1. Why is the gracious, forgiving Jesus, who washed the feet of His disciples, portrayed in such a spectacular and frightening way in Revelation 1:12-16? While the appearance of Jesus frightened John to his core, fear was not the response Jesus desired (Rev. 1:17-18). Like an elementary-school teacher in the classroom, God sometimes has to earn our respect before we will take His graciousness seriously. But to truly know God is to love Him. The Father is just like Jesus (John 14:9).

2. When Jesus meets people where they are, how far is He willing to go? In coming to John as the First and the Last (Rev. 1:17), Jesus assumes a title claimed by Yahweh in the Old Testament (Isa. 44:6; 48:12). He is everything the Jews of His time were looking for. But there is more. Revelation 1:17-18 presents Jesus as the fulfillment of (Gentile) pagan longings as well. In Asia Minor there was a Greek goddess named Hekate who exhibited many similarities with the picture of Jesus here in Revelation 1:17-18. She was called the first and the last, the beginning and the end. She was the goddess of revelation. She held the keys to heaven and hell. She could travel to and from these realms and report what she experienced there. She was also known as “Saviour” and used angels to mediate her messages.

Jesus, therefore, offers the reader everything that the worshipers of Hekate were looking for. This is a surprising extension of the principle that God meets people where they are (see also 1 Cor 9:19-22). Revelation teaches us that Jesus loves us and meets us just where we are. And as we come to Jesus, He will also lead us to where we need to go.

Interpreting the Seven Messages to the Seven Churches (Vision 5)

The messages to the seven churches are not apocalyptic in style like Daniel 7 or Revelation 12. They are “prophetic letters.” They are more like the letters of Paul or Matthew 24 than they are like Daniel 2. So their primary message was for seven actual churches in Asia Minor, the ones that originally received them (Rev 1:4, 11). By extension, as one would for one of Paul’s letters, these messages have value for all those who read them (Rev 1:3; 2:7, 11, 17, 29, etc.).

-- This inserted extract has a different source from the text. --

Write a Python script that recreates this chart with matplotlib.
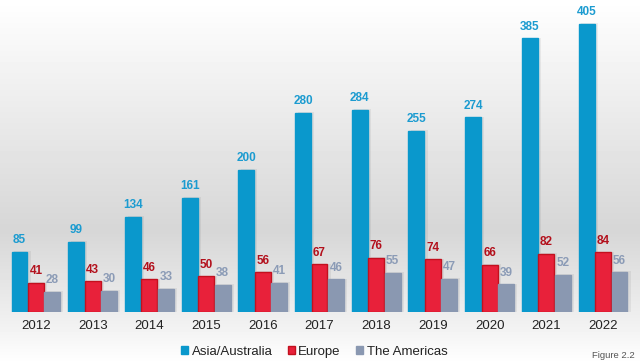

There is, however, a case to be made to see these seven messages as prophetic of the condition of the church from the time of John to the Second Coming of Jesus. There are several evidences to support this. 1) There were, for example, more than seven churches in Asia Minor at the time John wrote. From the letters of Paul we know that there was a church at Colossae, only a few miles from Laodicea. The letters of Ignatius (a church leader who wrote around 110 AD) go to some of the churches mentioned in Revelation but also to the nearby cities of Magnesia and Tralles. So the choice of seven churches itself seems to have meaning above and beyond the immediate situation.

2) The spiritual conditions in those churches parallel the spiritual conditions of Christianity in different historical periods from the time of John until today. In other words, embedded in these messages to seven historical churches was a grand survey of the major developments of Christian history. The church began strong in the apostolic age (Ephesus), and then went through a period of persecution (Smyrna) followed by compromise and accommodation to the Roman world (Pergamum and Thyatira). The Reformation (latter part of Thyatira) was followed by the spiritually dry period of Protestant orthodoxy (Sardis) and then a second Reformation and worldwide missionary endeavor (Philadelphia). The church today seems relatively indifferent to the claims of Christ in the New Testament (Laodicea). So the broad themes of the seven church messages parallel the broad sweep of Christian history from John’s day to our time.

3) The message to Laodicea parallels John’s appeal to the last generation in Revelation 16:15. The appeal to the world at the time of the battle of Armageddon contains a combination of four major words found elsewhere in the Bible only in Revelation 3:17-18 (seeing, nakedness, shame and garments). So Laodicea is the recipient of God’s last gospel call, placing it in some sense at the end of Christian history in John’s mind.

4) A number of features of the message to Philadelphia seem to imply the nearness of Jesus’ return in way more dramatic that other references in the seven church messages. For example, “I am coming soon” in Revelation 3:11, echoes end-time uses of the same phrase in Revelation 11:14 and 22: 7, 12, 20. So the letter to Philadelphia seems to have special significance as Christians near the end of the era.

All four evidences support and extended meaning for the seven church messages in Revelation 2 and 3, a meaning that goes beyond the original situation and includes implications for the larger trend of Christian history.